As aulas de história costumam falar do antigo Egito e das terras férteis graças às cheias do Nilo. Às margens do rio mais famoso do mundo, há mais de 4 mil anos, os egípcios plantavam e colhiam. Foi a agricultura que deu poder e prestígio às muitas e lendárias dinastias de faraós.
Hoje, sendo o Nilo e seu entorno praticamente a única fonte de água do país de 100 milhões de habitantes, as cidades egípcias se tornaram um problema demográfico seríssimo. Mesmo com um território considerado grande, o povo acabou se concentrando numa estreita linha junto ao rio, principalmente mais ao norte, porque todo o resto é dominado por outro grande ícone da geografia mundial: o Saara.
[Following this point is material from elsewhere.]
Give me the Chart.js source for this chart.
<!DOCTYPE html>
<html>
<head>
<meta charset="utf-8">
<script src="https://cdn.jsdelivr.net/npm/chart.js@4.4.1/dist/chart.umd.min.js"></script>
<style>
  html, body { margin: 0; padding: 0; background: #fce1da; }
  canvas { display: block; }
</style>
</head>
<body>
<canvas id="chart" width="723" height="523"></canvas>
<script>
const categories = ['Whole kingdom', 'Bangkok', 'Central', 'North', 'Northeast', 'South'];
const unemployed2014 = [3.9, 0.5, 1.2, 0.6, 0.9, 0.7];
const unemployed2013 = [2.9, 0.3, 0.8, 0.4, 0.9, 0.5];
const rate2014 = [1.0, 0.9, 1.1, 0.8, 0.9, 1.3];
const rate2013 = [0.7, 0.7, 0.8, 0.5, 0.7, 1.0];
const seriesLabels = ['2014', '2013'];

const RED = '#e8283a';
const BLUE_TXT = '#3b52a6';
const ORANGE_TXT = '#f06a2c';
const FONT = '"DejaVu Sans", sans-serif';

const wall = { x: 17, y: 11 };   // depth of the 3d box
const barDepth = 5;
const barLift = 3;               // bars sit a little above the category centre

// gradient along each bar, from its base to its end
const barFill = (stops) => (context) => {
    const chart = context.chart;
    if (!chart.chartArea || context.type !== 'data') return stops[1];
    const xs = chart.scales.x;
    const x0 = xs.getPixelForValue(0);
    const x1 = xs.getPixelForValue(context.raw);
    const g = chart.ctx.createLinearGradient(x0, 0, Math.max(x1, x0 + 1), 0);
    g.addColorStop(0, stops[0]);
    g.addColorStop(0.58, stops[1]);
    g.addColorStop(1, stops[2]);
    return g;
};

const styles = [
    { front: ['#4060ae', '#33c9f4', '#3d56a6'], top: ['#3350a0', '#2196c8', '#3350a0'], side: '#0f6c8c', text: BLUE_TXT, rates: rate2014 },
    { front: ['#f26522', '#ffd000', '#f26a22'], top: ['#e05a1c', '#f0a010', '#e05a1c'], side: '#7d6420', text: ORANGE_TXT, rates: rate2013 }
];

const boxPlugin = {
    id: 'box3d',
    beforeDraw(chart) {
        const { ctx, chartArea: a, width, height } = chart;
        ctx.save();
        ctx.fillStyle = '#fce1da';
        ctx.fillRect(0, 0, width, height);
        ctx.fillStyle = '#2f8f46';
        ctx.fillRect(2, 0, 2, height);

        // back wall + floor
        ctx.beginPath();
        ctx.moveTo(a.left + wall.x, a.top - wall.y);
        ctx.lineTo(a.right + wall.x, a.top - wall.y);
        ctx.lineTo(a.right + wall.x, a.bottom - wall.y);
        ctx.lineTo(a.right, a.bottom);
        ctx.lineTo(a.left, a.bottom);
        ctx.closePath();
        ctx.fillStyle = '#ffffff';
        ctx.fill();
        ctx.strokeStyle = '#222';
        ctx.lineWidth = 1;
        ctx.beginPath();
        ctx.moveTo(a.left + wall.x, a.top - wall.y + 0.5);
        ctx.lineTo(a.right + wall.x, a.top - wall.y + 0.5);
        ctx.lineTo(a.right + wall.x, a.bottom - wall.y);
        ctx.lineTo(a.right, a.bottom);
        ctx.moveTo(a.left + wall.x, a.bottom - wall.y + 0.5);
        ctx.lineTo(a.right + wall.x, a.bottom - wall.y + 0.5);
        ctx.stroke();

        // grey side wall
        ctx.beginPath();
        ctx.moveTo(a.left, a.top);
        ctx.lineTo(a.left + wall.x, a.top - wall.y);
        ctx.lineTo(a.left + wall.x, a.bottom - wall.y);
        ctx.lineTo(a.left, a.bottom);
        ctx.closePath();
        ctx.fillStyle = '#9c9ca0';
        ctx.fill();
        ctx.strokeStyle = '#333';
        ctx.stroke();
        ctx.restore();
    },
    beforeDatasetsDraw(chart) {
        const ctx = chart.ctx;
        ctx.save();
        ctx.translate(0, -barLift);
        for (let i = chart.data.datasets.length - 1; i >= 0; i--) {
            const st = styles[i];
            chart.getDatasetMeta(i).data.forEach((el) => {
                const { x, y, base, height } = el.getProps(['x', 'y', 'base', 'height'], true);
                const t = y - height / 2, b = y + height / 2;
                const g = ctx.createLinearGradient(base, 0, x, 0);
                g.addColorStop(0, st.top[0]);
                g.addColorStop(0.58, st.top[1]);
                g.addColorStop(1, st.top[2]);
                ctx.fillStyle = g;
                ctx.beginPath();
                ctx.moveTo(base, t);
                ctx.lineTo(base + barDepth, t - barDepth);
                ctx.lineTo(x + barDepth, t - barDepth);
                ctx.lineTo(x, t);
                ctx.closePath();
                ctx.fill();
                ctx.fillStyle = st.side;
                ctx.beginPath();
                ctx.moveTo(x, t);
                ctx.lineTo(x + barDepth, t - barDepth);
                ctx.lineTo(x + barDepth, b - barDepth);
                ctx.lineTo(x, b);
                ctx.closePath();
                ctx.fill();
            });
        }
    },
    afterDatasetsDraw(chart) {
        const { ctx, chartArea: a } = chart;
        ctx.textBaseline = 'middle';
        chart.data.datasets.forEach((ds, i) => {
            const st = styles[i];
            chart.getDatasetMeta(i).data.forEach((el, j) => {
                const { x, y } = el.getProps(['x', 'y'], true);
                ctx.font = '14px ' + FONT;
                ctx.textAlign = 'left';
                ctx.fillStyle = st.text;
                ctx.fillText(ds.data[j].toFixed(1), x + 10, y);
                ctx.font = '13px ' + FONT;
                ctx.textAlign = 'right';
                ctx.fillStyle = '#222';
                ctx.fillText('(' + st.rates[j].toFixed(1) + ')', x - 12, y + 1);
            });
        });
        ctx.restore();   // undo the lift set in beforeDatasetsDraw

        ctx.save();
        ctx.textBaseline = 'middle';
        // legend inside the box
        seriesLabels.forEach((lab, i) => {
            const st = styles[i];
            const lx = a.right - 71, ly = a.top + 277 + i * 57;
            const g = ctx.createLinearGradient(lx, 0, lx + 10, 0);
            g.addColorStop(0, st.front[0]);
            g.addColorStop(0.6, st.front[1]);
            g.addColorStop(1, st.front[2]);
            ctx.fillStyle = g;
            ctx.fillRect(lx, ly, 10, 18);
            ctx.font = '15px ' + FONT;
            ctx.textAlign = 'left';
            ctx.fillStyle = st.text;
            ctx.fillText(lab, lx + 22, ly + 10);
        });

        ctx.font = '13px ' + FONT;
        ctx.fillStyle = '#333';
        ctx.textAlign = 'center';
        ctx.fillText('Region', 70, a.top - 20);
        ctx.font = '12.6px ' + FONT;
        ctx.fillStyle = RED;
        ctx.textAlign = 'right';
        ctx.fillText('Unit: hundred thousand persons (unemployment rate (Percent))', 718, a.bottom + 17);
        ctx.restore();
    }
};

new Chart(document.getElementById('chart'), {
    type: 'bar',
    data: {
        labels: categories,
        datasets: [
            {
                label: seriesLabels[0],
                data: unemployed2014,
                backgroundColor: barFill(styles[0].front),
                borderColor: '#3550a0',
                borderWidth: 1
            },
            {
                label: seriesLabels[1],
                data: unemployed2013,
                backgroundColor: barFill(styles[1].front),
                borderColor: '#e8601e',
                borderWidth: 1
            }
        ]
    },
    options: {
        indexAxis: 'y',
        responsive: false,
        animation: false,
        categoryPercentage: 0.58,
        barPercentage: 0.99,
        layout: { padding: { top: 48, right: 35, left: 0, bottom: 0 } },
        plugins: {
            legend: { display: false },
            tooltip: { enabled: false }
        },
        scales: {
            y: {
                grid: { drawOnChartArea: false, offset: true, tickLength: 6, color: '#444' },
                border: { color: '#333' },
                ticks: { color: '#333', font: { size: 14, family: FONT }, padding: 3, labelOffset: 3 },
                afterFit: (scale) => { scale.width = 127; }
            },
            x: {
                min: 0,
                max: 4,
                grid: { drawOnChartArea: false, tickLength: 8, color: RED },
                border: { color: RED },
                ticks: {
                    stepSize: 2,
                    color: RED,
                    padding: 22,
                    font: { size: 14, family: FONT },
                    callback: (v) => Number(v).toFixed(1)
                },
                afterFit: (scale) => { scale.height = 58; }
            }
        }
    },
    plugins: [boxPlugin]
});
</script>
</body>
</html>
Dias atrás, percorri 300 quilômetros de Aswan (Assuão) no sul do Egito até Abu Simbel, quase na fronteira com o Sudão. O choque inicial de cruzar a paisagem árida e inclemente do deserto só me fazia pensar no quanto o Brasil é abençoado: enquanto o Egito inteiro depende de um único curso de água, nossas terras são entrecruzadas por incontáveis rios, riachos e afluentes. Olhando uma foto de satélite, as águas brasileiras parecem veias e artérias irrigando um corpo vivo, forte e saudável.
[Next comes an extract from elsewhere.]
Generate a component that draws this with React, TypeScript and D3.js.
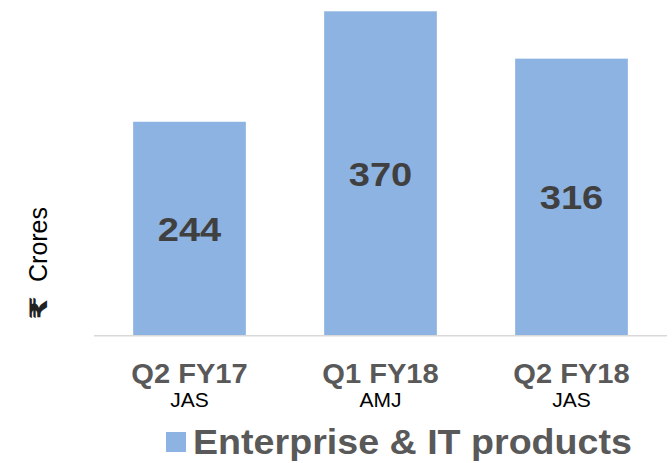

Aqui no Egito, aquela imensidão de areia e pedregulhos, mesmo com a cor belíssima ao nascer do sol, dava certa tristeza por não se ver uma única árvore ou um pássaro ou uma plantação até perder a vista no horizonte.
De repente, reparei na estrada vários caminhões carregados de grandes tubulações. Perguntei ao nosso guia Ibrahim, egípcio do Cairo, para onde iam todos aqueles canos. A resposta foi uma aula de geopolítica, começando com o controverso presidente Nasser nos anos 1960 – quando criou o maior lago artificial do mundo represando o Nilo –, passou pelo reassentamento dos povos núbios e deslocamento de templos milenares até chegar aos dias de hoje com o atual presidente do Egito, Al-Sisi, também polêmico, mas inegavelmente arrojado.
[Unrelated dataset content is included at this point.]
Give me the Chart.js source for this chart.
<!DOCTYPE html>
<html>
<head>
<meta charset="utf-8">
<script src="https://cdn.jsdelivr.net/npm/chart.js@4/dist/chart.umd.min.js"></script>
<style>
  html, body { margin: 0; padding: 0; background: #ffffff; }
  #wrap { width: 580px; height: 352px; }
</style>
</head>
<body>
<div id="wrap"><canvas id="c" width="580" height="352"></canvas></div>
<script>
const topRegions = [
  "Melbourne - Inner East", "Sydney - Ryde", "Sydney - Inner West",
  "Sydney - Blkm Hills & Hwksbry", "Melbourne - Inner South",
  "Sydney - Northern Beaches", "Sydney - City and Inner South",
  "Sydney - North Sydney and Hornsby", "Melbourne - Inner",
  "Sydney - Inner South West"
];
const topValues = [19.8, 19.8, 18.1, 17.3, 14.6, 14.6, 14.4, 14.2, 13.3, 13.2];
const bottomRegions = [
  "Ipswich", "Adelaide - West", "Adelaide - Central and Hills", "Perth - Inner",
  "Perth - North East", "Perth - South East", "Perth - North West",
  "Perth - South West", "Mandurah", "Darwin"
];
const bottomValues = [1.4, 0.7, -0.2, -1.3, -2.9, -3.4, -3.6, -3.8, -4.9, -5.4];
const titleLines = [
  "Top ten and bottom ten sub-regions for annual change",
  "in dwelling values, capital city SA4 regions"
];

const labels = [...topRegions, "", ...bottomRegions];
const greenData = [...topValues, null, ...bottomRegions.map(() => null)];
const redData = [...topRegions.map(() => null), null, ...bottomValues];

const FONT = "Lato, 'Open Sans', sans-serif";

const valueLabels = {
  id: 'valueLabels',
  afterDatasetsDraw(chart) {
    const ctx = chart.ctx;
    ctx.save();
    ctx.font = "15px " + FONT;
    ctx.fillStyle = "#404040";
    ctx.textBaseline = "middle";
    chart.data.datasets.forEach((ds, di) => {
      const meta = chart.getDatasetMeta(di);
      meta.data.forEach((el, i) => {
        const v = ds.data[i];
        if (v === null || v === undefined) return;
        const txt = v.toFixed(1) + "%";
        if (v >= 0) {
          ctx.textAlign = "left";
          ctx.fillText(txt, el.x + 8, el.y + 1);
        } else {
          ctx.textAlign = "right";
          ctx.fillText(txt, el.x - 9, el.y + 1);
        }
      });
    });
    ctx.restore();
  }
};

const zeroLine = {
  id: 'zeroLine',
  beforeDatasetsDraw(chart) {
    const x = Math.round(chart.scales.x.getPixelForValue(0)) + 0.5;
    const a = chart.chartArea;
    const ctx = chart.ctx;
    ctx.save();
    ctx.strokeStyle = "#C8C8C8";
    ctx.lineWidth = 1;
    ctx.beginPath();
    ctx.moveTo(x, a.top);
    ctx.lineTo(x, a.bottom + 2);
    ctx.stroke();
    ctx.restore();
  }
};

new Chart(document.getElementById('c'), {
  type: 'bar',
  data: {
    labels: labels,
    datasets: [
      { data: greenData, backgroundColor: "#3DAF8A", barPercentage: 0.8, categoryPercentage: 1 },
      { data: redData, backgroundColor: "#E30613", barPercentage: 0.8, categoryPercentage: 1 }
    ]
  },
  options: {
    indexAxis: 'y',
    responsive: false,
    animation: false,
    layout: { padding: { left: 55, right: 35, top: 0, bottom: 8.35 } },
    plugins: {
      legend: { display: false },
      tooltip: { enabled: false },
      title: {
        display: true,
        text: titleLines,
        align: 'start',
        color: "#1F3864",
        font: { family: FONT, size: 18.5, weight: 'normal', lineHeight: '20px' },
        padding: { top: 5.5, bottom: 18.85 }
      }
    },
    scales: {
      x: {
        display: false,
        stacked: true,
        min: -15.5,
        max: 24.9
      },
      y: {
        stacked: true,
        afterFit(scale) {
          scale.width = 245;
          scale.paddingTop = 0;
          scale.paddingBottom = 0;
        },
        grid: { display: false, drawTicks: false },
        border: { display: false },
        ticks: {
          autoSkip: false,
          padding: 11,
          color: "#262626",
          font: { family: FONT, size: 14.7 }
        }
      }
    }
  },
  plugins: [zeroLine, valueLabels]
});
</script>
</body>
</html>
Militar de carreira, Al-Sisi não parece ter outra coisa em mente a não ser criar novas regiões habitáveis no sul do Egito para que parte do povo possa morar lá no sul, diminuindo a superpopulação das grandes cidades e ampliando a área cultivada do país.
Ao nos aproximarmos da bela região de Abu-Simbel, se vê vida no deserto.Mal pude acreditar quando no meio daquele nada surgiram plantações de milho e de trigo, tamareiras e outros pomares de frutas, brotando no meio da areia como se fossem uma miragem, graças a canais e projetos de irrigação.
Conto tudo isso com o propósito de dizer aos brasileiros que parem de se queixar e fazer grande caso de complicações que, bem lá no fundo, são ínfimas. Nosso problema enquanto nação nunca foi ter de menos, mas foi talvez sermos ricos do que realmente importa: água e terra fértil em abundância. A verdade é que somos como filhos muito mimadinhos pela Mãe Natureza. Nos queixamos demais e planejamos de menos.